• EXERCISE REQUIREMENTS:
Every line of the material is to be quoted verbatim, minus the pictures.

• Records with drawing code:
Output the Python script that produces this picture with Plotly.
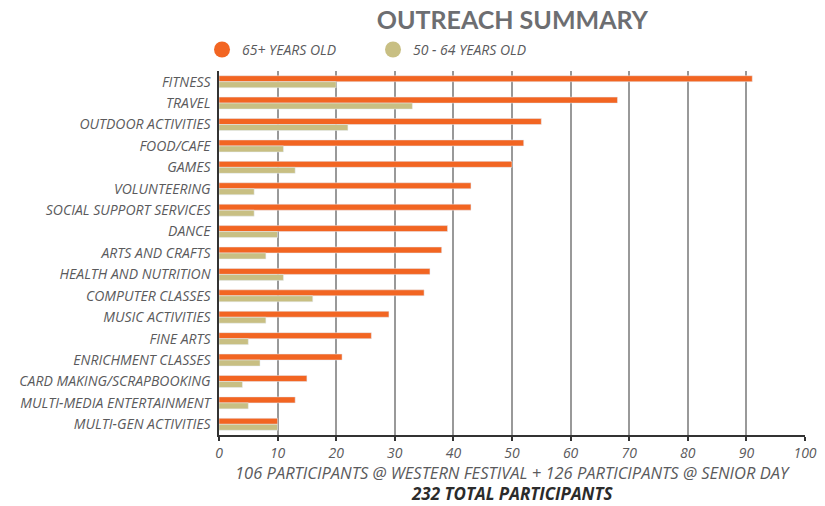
import plotly.graph_objects as go

categories = ["FITNESS", "TRAVEL", "OUTDOOR ACTIVITIES", "FOOD/CAFE", "GAMES",
              "VOLUNTEERING", "SOCIAL SUPPORT SERVICES", "DANCE", "ARTS AND CRAFTS",
              "HEALTH AND NUTRITION", "COMPUTER CLASSES", "MUSIC ACTIVITIES", "FINE ARTS",
              "ENRICHMENT CLASSES", "CARD MAKING/SCRAPBOOKING", "MULTI-MEDIA ENTERTAINMENT",
              "MULTI-GEN ACTIVITIES"]
age_65_plus = [91, 68, 55, 52, 50, 43, 43, 39, 38, 36, 35, 29, 26, 21, 15, 13, 10]
age_50_64 = [20, 33, 22, 11, 13, 6, 6, 10, 8, 11, 16, 8, 5, 7, 4, 5, 10]
x_ticks = [0, 10, 20, 30, 40, 50, 60, 70, 80, 90, 100]

ORANGE = "#F26522"
TAN = "#C8BF83"
FONT = "Open Sans"
GRAY_TXT = "#5a5a5c"

fig = go.Figure()
fig.add_trace(go.Bar(y=categories, x=age_65_plus, orientation="h", marker_color=ORANGE,
                     name="65+ YEARS OLD", showlegend=False))
fig.add_trace(go.Bar(y=categories, x=age_50_64, orientation="h", marker_color=TAN,
                     name="50 - 64 YEARS OLD", showlegend=False))
# legend entries with circle markers
fig.add_trace(go.Scatter(x=[None], y=[None], mode="markers", name="65+ YEARS OLD",
                         marker=dict(color=ORANGE, size=17, symbol="circle")))
fig.add_trace(go.Scatter(x=[None], y=[None], mode="markers", name="50 - 64 YEARS OLD",
                         marker=dict(color=TAN, size=17, symbol="circle")))

fig.update_layout(
    width=825, height=506,
    margin=dict(l=219, r=20, t=71, b=71, autoexpand=False),
    paper_bgcolor="white", plot_bgcolor="white",
    barmode="group", bargap=0.44, bargroupgap=0,
    title=dict(text="<b>OUTREACH SUMMARY</b>", x=0.621, xanchor="center", y=0.977, yanchor="top",
               font=dict(family="Lato", size=25, color="#6d6e71")),
    legend=dict(orientation="h", x=-0.029, xanchor="left", y=1.014, yanchor="bottom",
                font=dict(family=FONT, size=14, color=GRAY_TXT, style="italic"),
                entrywidth=126, entrywidthmode="pixels", itemsizing="trace",
                bgcolor="rgba(0,0,0,0)"),
    xaxis=dict(range=[0, 100], tickvals=x_ticks, showgrid=True, gridcolor="#999999", gridwidth=1.5,
               showline=True, linecolor="#333333", linewidth=2, zeroline=False,
               ticks="outside", ticklen=4, tickcolor="#333333", tickwidth=1.5,
               tickfont=dict(family=FONT, size=14, color=GRAY_TXT, style="italic"),
               fixedrange=True, automargin=False),
    yaxis=dict(autorange="reversed", showline=True, linecolor="#333333", linewidth=2,
               ticks="", showgrid=False, automargin=False,
               tickfont=dict(family=FONT, size=14, color=GRAY_TXT, style="italic"),
               ticksuffix=" "),
    annotations=[
        dict(text="106 PARTICIPANTS @ WESTERN FESTIVAL + 126 PARTICIPANTS @ SENIOR DAY",
             xref="paper", yref="paper", x=0.5, y=-0.104, xanchor="center", yanchor="middle",
             showarrow=False, font=dict(family=FONT, size=16.5, color=GRAY_TXT, style="italic")),
        dict(text="<b>232 TOTAL PARTICIPANTS</b>",
             xref="paper", yref="paper", x=0.5, y=-0.162, xanchor="center", yanchor="middle",
             showarrow=False, font=dict(family=FONT, size=17, color="#2b2b2b", style="italic")),
    ],
)

# remove the browser's default 8px body margin so the figure fills the window
fig.write_html("out.html", config={"displayModeBar": False},
               post_script="document.body.style.margin='0px';")
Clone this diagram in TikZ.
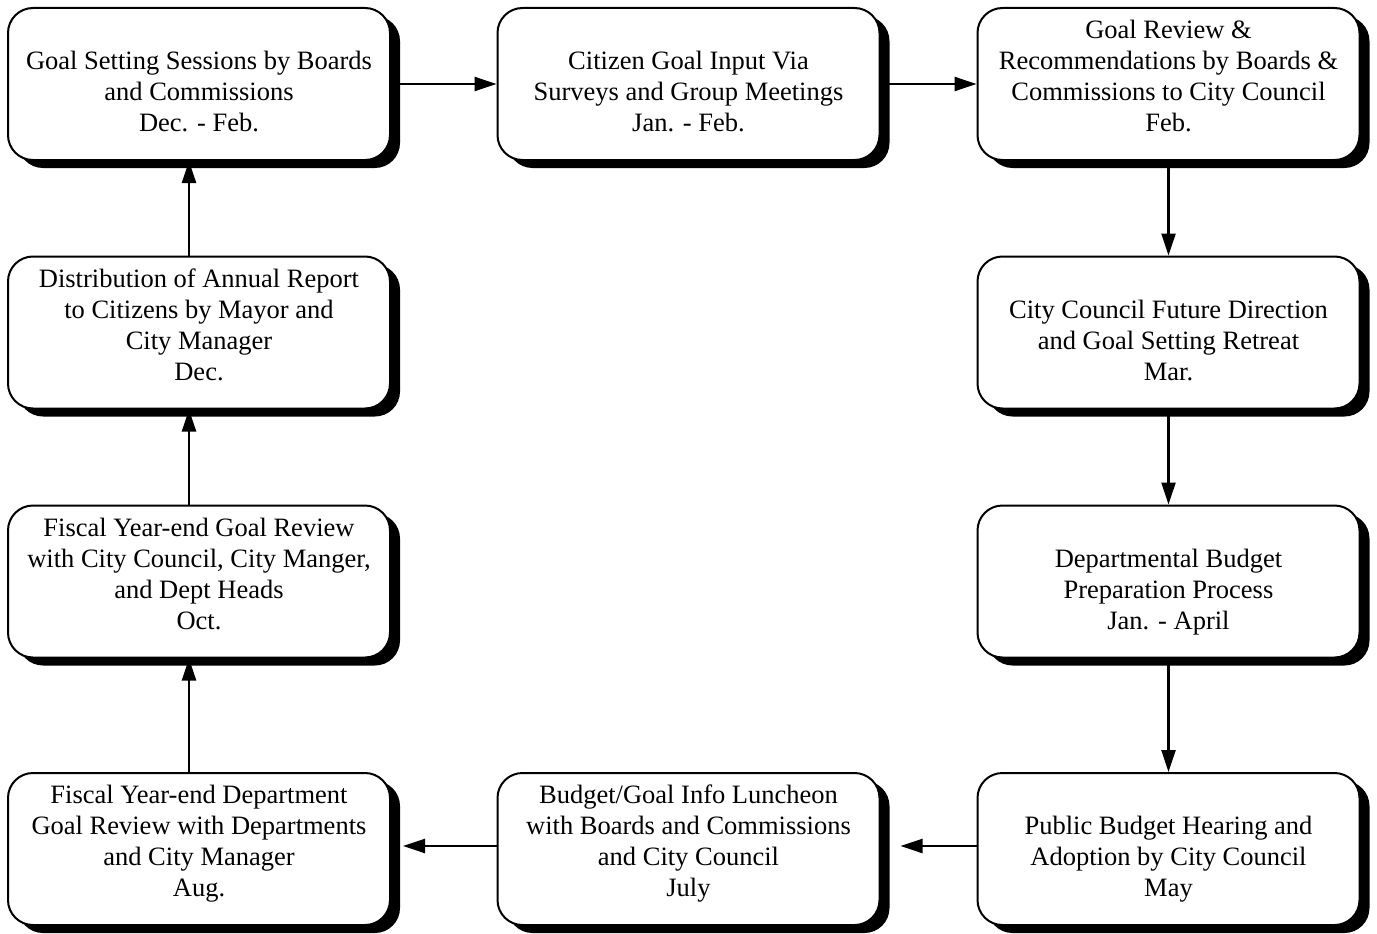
\documentclass[tikz,border=0pt]{standalone}
\usepackage{fontspec}
\setmainfont{Liberation Serif}
\usetikzlibrary{shapes, shadows, positioning, arrows.meta, calc}
\colorlet{drawColor}{black}
\colorlet{shadowColor}{black}
\tikzstyle{rect}=[rectangle, rounded corners=25pt, align=center,
  minimum width=382pt, minimum height=152pt, inner sep=0pt,
  line width=2pt, draw=drawColor, fill=white,
  font=\fontsize{26.5}{31}\selectfont,
  drop shadow={shadow xshift=10pt, shadow yshift=-8pt, fill=shadowColor, opacity=1}]
\tikzstyle{arrow}=[-{Triangle[length=22pt,width=14pt]}, line width=2.4pt, draw=black]
% text sits on the bottom lines of the box
\newcommand{\boxlines}[1]{\parbox[c][105pt][b]{376pt}{\centering #1\strut}}

\begin{document}
\begin{tikzpicture}[x=1pt, y=-1pt]
      \useasboundingbox (0,0) rectangle (1377,934);
      \node (goalSetting) [rect] at (199,84) {\boxlines{Goal Setting Sessions by Boards\\and Commissions\\Dec. - Feb.}};
      \node (citizenInput) [rect] at (688.5,84) {\boxlines{Citizen Goal Input Via\\Surveys and Group Meetings\\Jan. - Feb.}};
      \node (goalReview) [rect] at (1168.5,84) {\boxlines{Goal Review \&\\Recommendations by Boards \&\\Commissions to City Council\\Feb.}};
      \node (retreat) [rect] at (1168.5,332.5) {\boxlines{City Council Future Direction\\and Goal Setting Retreat\\Mar.}};
      \node (deptBudget) [rect] at (1168.5,581.5) {\boxlines{Departmental Budget\\Preparation Process\\Jan. - April}};
      \node (hearing) [rect] at (1168.5,849) {\boxlines{Public Budget Hearing and\\Adoption by City Council\\May}};
      \node (luncheon) [rect] at (688.5,849) {\boxlines{Budget/Goal Info Luncheon\\with Boards and Commissions\\and City Council\\July}};
      \node (deptReview) [rect] at (199,849) {\boxlines{Fiscal Year-end Department\\Goal Review with Departments\\and City Manager\\Aug.}};
      \node (councilReview) [rect] at (199,581.5) {\boxlines{Fiscal Year-end Goal Review\\with City Council, City Manger,\\and Dept Heads\\Oct.}};
      \node (annualReport) [rect] at (199,332.5) {\boxlines{Distribution of Annual Report\\to Citizens by Mayor and\\City Manager\\Dec.}};
      % across the top
      \draw [arrow] (goalSetting) -- (citizenInput);
      \draw [arrow] (citizenInput) -- (goalReview);
      % down the right side
      \draw [arrow] (goalReview) -- (retreat);
      \draw [arrow] (retreat) -- (deptBudget);
      \draw [arrow] (deptBudget) -- (hearing);
      % back along the bottom
      \draw [arrow] ($ (hearing.west) + (0,3pt) $) -- ($ (luncheon.east) + (20pt,3pt) $);
      \draw [arrow] ($ (luncheon.west) + (0,3pt) $) -- ($ (deptReview.east) + (12pt,3pt) $);
      % up the left side
      \draw [arrow] ($ (deptReview.north) + (-10pt,0) $) -- ($ (councilReview.south) + (-10pt,0) $);
      \draw [arrow] ($ (councilReview.north) + (-10pt,0) $) -- ($ (annualReport.south) + (-10pt,0) $);
      \draw [arrow] ($ (annualReport.north) + (-10pt,0) $) -- ($ (goalSetting.south) + (-10pt,0) $);
    \end{tikzpicture}
\end{document}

• EXERCISE RESPONSE:
Output the Python script that produces this picture with Plotly.
import plotly.graph_objects as go

categories = ["FITNESS", "TRAVEL", "OUTDOOR ACTIVITIES", "FOOD/CAFE", "GAMES",
              "VOLUNTEERING", "SOCIAL SUPPORT SERVICES", "DANCE", "ARTS AND CRAFTS",
              "HEALTH AND NUTRITION", "COMPUTER CLASSES", "MUSIC ACTIVITIES", "FINE ARTS",
              "ENRICHMENT CLASSES", "CARD MAKING/SCRAPBOOKING", "MULTI-MEDIA ENTERTAINMENT",
              "MULTI-GEN ACTIVITIES"]
age_65_plus = [91, 68, 55, 52, 50, 43, 43, 39, 38, 36, 35, 29, 26, 21, 15, 13, 10]
age_50_64 = [20, 33, 22, 11, 13, 6, 6, 10, 8, 11, 16, 8, 5, 7, 4, 5, 10]
x_ticks = [0, 10, 20, 30, 40, 50, 60, 70, 80, 90, 100]

ORANGE = "#F26522"
TAN = "#C8BF83"
FONT = "Open Sans"
GRAY_TXT = "#5a5a5c"

fig = go.Figure()
fig.add_trace(go.Bar(y=categories, x=age_65_plus, orientation="h", marker_color=ORANGE,
                     name="65+ YEARS OLD", showlegend=False))
fig.add_trace(go.Bar(y=categories, x=age_50_64, orientation="h", marker_color=TAN,
                     name="50 - 64 YEARS OLD", showlegend=False))
# legend entries with circle markers
fig.add_trace(go.Scatter(x=[None], y=[None], mode="markers", name="65+ YEARS OLD",
                         marker=dict(color=ORANGE, size=17, symbol="circle")))
fig.add_trace(go.Scatter(x=[None], y=[None], mode="markers", name="50 - 64 YEARS OLD",
                         marker=dict(color=TAN, size=17, symbol="circle")))

fig.update_layout(
    width=825, height=506,
    margin=dict(l=219, r=20, t=71, b=71, autoexpand=False),
    paper_bgcolor="white", plot_bgcolor="white",
    barmode="group", bargap=0.44, bargroupgap=0,
    title=dict(text="<b>OUTREACH SUMMARY</b>", x=0.621, xanchor="center", y=0.977, yanchor="top",
               font=dict(family="Lato", size=25, color="#6d6e71")),
    legend=dict(orientation="h", x=-0.029, xanchor="left", y=1.014, yanchor="bottom",
                font=dict(family=FONT, size=14, color=GRAY_TXT, style="italic"),
                entrywidth=126, entrywidthmode="pixels", itemsizing="trace",
                bgcolor="rgba(0,0,0,0)"),
    xaxis=dict(range=[0, 100], tickvals=x_ticks, showgrid=True, gridcolor="#999999", gridwidth=1.5,
               showline=True, linecolor="#333333", linewidth=2, zeroline=False,
               ticks="outside", ticklen=4, tickcolor="#333333", tickwidth=1.5,
               tickfont=dict(family=FONT, size=14, color=GRAY_TXT, style="italic"),
               fixedrange=True, automargin=False),
    yaxis=dict(autorange="reversed", showline=True, linecolor="#333333", linewidth=2,
               ticks="", showgrid=False, automargin=False,
               tickfont=dict(family=FONT, size=14, color=GRAY_TXT, style="italic"),
               ticksuffix=" "),
    annotations=[
        dict(text="106 PARTICIPANTS @ WESTERN FESTIVAL + 126 PARTICIPANTS @ SENIOR DAY",
             xref="paper", yref="paper", x=0.5, y=-0.104, xanchor="center", yanchor="middle",
             showarrow=False, font=dict(family=FONT, size=16.5, color=GRAY_TXT, style="italic")),
        dict(text="<b>232 TOTAL PARTICIPANTS</b>",
             xref="paper", yref="paper", x=0.5, y=-0.162, xanchor="center", yanchor="middle",
             showarrow=False, font=dict(family=FONT, size=17, color="#2b2b2b", style="italic")),
    ],
)

# remove the browser's default 8px body margin so the figure fills the window
fig.write_html("out.html", config={"displayModeBar": False},
               post_script="document.body.style.margin='0px';")
Clone this diagram in TikZ.
\documentclass[tikz,border=0pt]{standalone}
\usepackage{fontspec}
\setmainfont{Liberation Serif}
\usetikzlibrary{shapes, shadows, positioning, arrows.meta, calc}
\colorlet{drawColor}{black}
\colorlet{shadowColor}{black}
\tikzstyle{rect}=[rectangle, rounded corners=25pt, align=center,
  minimum width=382pt, minimum height=152pt, inner sep=0pt,
  line width=2pt, draw=drawColor, fill=white,
  font=\fontsize{26.5}{31}\selectfont,
  drop shadow={shadow xshift=10pt, shadow yshift=-8pt, fill=shadowColor, opacity=1}]
\tikzstyle{arrow}=[-{Triangle[length=22pt,width=14pt]}, line width=2.4pt, draw=black]
% text sits on the bottom lines of the box
\newcommand{\boxlines}[1]{\parbox[c][105pt][b]{376pt}{\centering #1\strut}}

\begin{document}
\begin{tikzpicture}[x=1pt, y=-1pt]
      \useasboundingbox (0,0) rectangle (1377,934);
      \node (goalSetting) [rect] at (199,84) {\boxlines{Goal Setting Sessions by Boards\\and Commissions\\Dec. - Feb.}};
      \node (citizenInput) [rect] at (688.5,84) {\boxlines{Citizen Goal Input Via\\Surveys and Group Meetings\\Jan. - Feb.}};
      \node (goalReview) [rect] at (1168.5,84) {\boxlines{Goal Review \&\\Recommendations by Boards \&\\Commissions to City Council\\Feb.}};
      \node (retreat) [rect] at (1168.5,332.5) {\boxlines{City Council Future Direction\\and Goal Setting Retreat\\Mar.}};
      \node (deptBudget) [rect] at (1168.5,581.5) {\boxlines{Departmental Budget\\Preparation Process\\Jan. - April}};
      \node (hearing) [rect] at (1168.5,849) {\boxlines{Public Budget Hearing and\\Adoption by City Council\\May}};
      \node (luncheon) [rect] at (688.5,849) {\boxlines{Budget/Goal Info Luncheon\\with Boards and Commissions\\and City Council\\July}};
      \node (deptReview) [rect] at (199,849) {\boxlines{Fiscal Year-end Department\\Goal Review with Departments\\and City Manager\\Aug.}};
      \node (councilReview) [rect] at (199,581.5) {\boxlines{Fiscal Year-end Goal Review\\with City Council, City Manger,\\and Dept Heads\\Oct.}};
      \node (annualReport) [rect] at (199,332.5) {\boxlines{Distribution of Annual Report\\to Citizens by Mayor and\\City Manager\\Dec.}};
      % across the top
      \draw [arrow] (goalSetting) -- (citizenInput);
      \draw [arrow] (citizenInput) -- (goalReview);
      % down the right side
      \draw [arrow] (goalReview) -- (retreat);
      \draw [arrow] (retreat) -- (deptBudget);
      \draw [arrow] (deptBudget) -- (hearing);
      % back along the bottom
      \draw [arrow] ($ (hearing.west) + (0,3pt) $) -- ($ (luncheon.east) + (20pt,3pt) $);
      \draw [arrow] ($ (luncheon.west) + (0,3pt) $) -- ($ (deptReview.east) + (12pt,3pt) $);
      % up the left side
      \draw [arrow] ($ (deptReview.north) + (-10pt,0) $) -- ($ (councilReview.south) + (-10pt,0) $);
      \draw [arrow] ($ (councilReview.north) + (-10pt,0) $) -- ($ (annualReport.south) + (-10pt,0) $);
      \draw [arrow] ($ (annualReport.north) + (-10pt,0) $) -- ($ (goalSetting.south) + (-10pt,0) $);
    \end{tikzpicture}
\end{document}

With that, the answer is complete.